- [OBJECTIVE]:
Exactly retype the lines from the top of the data through the line containing "var ticks = [0, 10, 20, 30, 40, 50, 60];", leaving out every picture.

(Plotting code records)

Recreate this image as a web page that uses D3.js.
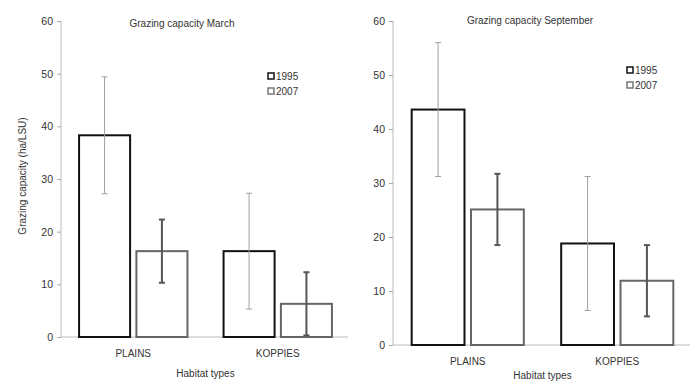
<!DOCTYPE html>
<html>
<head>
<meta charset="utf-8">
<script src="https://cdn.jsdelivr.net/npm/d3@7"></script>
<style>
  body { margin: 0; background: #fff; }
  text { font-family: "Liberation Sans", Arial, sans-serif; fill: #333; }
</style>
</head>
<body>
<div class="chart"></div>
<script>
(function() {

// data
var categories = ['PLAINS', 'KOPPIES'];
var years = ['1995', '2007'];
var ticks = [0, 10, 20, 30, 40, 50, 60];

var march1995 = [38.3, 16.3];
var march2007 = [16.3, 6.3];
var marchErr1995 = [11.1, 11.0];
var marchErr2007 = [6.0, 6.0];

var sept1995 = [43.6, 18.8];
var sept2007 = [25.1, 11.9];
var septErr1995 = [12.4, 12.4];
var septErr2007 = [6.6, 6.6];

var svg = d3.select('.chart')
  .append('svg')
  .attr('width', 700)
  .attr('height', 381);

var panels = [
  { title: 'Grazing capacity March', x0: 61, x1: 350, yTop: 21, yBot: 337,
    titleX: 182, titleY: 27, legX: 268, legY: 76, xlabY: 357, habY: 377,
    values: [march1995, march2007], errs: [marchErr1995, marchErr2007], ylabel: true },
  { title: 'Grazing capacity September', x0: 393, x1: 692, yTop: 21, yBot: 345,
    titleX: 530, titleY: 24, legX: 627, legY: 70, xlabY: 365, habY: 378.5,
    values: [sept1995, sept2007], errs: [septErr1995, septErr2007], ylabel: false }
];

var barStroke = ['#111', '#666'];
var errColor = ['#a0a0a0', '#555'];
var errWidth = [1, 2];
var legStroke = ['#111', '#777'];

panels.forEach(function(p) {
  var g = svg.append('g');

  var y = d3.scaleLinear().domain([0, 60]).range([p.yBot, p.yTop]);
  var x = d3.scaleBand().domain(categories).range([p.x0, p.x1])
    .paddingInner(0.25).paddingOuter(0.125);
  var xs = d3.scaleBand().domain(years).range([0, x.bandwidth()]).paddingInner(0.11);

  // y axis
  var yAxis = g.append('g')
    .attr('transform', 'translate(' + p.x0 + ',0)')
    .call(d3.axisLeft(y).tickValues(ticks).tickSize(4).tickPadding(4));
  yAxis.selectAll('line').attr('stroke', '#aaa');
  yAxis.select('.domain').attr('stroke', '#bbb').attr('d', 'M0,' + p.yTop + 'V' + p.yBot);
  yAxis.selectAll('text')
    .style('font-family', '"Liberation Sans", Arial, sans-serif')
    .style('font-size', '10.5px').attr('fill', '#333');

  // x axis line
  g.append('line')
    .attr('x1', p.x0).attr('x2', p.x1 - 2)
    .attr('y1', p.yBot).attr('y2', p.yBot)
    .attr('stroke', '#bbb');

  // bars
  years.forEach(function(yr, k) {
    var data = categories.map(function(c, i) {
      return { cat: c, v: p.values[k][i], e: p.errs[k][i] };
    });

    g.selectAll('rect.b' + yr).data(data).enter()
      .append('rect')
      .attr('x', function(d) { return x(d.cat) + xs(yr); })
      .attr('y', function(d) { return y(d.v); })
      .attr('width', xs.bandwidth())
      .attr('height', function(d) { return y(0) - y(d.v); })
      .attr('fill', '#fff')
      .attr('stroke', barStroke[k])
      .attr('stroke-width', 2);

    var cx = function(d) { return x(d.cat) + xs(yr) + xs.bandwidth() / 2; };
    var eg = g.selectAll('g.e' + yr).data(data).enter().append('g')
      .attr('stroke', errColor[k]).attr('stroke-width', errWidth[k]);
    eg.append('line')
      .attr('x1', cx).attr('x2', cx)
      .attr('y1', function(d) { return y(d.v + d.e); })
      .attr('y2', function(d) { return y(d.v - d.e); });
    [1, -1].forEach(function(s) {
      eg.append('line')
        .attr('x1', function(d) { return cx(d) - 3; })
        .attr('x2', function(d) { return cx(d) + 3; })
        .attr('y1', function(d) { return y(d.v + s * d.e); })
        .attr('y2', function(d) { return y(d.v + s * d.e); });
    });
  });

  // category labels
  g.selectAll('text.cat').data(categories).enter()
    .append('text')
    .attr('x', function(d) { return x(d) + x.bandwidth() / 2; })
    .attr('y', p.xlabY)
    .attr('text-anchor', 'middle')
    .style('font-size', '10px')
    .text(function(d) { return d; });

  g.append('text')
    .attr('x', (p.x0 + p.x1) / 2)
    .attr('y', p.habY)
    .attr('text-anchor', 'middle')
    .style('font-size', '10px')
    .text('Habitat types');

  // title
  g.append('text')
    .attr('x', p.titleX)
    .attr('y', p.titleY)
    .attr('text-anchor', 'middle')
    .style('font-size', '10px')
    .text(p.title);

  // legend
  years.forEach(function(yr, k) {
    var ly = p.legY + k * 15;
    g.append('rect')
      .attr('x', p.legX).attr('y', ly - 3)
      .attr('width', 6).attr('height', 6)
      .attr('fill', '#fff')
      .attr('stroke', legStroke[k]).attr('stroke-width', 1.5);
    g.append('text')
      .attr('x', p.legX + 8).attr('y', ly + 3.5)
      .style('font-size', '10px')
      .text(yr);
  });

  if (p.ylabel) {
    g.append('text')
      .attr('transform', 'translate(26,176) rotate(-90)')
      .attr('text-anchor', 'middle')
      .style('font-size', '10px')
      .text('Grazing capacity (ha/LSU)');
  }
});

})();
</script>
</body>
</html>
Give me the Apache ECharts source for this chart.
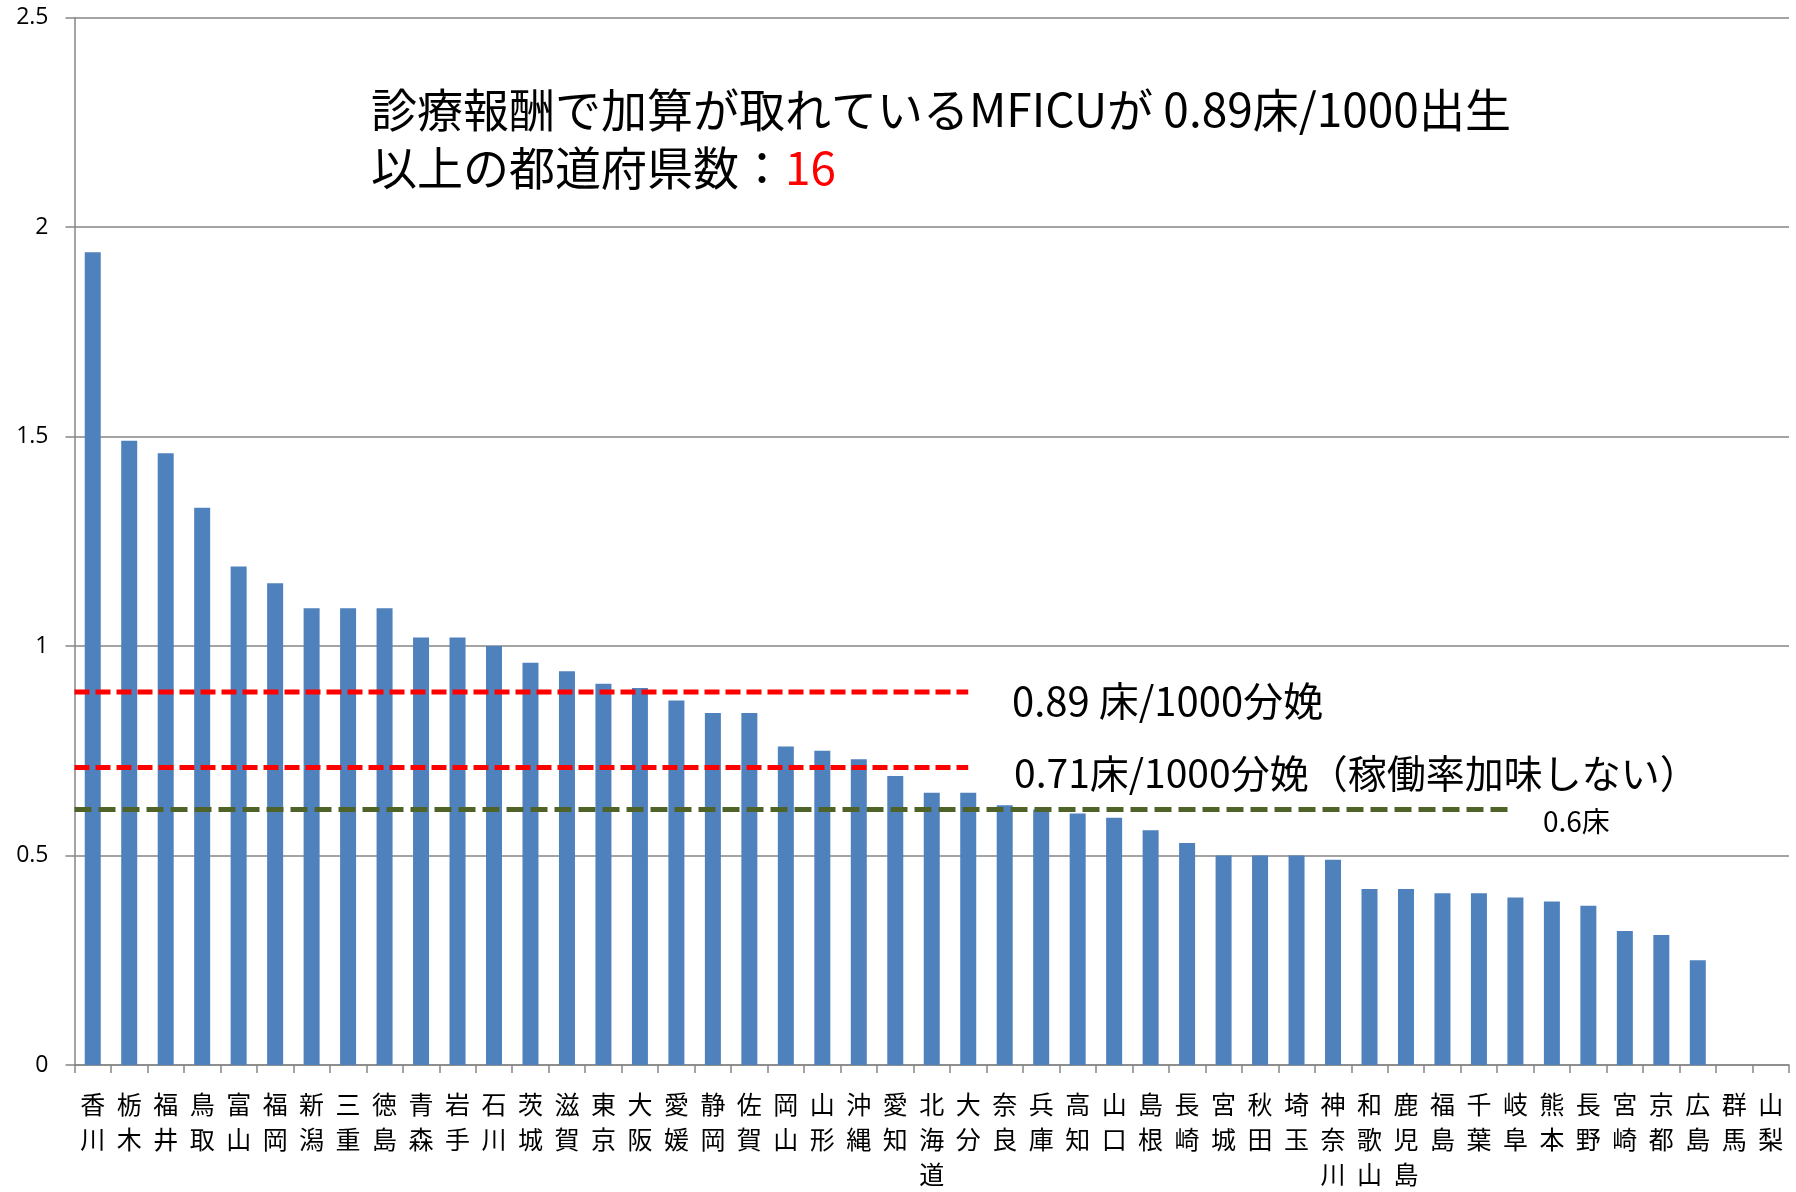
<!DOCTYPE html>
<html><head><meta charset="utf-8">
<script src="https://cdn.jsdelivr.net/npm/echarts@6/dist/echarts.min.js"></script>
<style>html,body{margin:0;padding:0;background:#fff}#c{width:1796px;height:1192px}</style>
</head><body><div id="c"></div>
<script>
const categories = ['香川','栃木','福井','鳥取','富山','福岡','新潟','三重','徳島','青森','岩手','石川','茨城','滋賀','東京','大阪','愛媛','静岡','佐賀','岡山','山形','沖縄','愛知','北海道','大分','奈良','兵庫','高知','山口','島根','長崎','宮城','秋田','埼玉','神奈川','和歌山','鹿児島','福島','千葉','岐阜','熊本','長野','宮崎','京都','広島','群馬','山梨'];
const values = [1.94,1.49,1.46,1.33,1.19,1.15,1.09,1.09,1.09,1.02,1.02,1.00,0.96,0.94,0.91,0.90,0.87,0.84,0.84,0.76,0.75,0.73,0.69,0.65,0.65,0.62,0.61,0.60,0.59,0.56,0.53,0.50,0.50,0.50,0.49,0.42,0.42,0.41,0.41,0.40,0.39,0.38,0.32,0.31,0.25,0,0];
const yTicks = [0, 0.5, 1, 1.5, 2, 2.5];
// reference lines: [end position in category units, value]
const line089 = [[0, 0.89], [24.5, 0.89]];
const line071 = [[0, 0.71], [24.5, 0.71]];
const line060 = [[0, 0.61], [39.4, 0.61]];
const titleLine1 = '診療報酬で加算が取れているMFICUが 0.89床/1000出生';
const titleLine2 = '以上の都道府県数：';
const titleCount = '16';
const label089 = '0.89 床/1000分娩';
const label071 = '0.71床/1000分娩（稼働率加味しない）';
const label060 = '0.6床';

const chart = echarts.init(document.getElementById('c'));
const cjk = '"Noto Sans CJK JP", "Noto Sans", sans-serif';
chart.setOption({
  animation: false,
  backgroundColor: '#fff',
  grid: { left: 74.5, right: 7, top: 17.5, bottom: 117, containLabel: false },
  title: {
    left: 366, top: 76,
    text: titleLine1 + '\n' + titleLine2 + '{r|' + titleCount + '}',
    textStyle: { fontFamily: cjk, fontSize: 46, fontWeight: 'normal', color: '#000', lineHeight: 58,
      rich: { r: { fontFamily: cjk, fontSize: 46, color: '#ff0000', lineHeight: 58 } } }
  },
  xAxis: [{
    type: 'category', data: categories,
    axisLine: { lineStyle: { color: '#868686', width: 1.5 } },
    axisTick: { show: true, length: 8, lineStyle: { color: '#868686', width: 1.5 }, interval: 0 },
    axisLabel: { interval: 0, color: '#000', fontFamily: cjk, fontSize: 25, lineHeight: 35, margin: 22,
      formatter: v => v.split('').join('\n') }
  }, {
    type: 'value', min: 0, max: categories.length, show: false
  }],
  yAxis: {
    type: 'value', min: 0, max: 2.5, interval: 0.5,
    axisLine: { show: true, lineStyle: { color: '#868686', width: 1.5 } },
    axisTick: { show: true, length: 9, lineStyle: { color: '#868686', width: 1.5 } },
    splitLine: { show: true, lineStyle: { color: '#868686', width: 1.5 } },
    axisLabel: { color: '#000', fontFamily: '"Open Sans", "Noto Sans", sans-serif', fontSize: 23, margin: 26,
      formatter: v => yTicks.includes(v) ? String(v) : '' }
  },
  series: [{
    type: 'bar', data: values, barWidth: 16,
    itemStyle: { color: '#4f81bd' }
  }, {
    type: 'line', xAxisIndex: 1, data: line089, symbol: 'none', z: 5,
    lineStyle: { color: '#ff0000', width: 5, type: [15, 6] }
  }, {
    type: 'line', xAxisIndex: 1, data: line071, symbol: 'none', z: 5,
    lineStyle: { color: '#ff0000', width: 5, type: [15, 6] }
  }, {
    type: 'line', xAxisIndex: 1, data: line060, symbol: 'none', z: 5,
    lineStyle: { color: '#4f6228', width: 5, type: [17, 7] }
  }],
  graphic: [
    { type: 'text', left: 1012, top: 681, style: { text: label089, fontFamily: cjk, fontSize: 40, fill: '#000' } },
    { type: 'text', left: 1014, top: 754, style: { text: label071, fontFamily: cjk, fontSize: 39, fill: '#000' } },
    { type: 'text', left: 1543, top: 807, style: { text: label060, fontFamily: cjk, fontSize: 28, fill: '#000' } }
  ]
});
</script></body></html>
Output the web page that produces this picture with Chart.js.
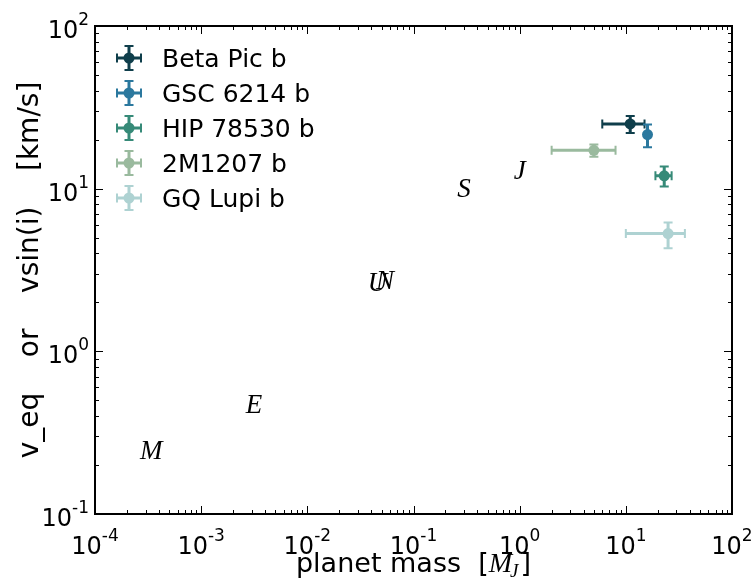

- [ANSWER TO THIS PROBLEM]:
Recreate this image as a web page that uses D3.js.
<!DOCTYPE html>
<html>
<head>
<meta charset="utf-8">
<script src="https://cdn.jsdelivr.net/npm/d3@7"></script>
<style>
  body { margin: 0; background: #fff; }
  text { font-family: "Liberation Sans", Arial, sans-serif; fill: #333; }
</style>
</head>
<body>
<div class="chart"></div>
<script>
(function() {

// data
var categories = ['PLAINS', 'KOPPIES'];
var years = ['1995', '2007'];
var ticks = [0, 10, 20, 30, 40, 50, 60];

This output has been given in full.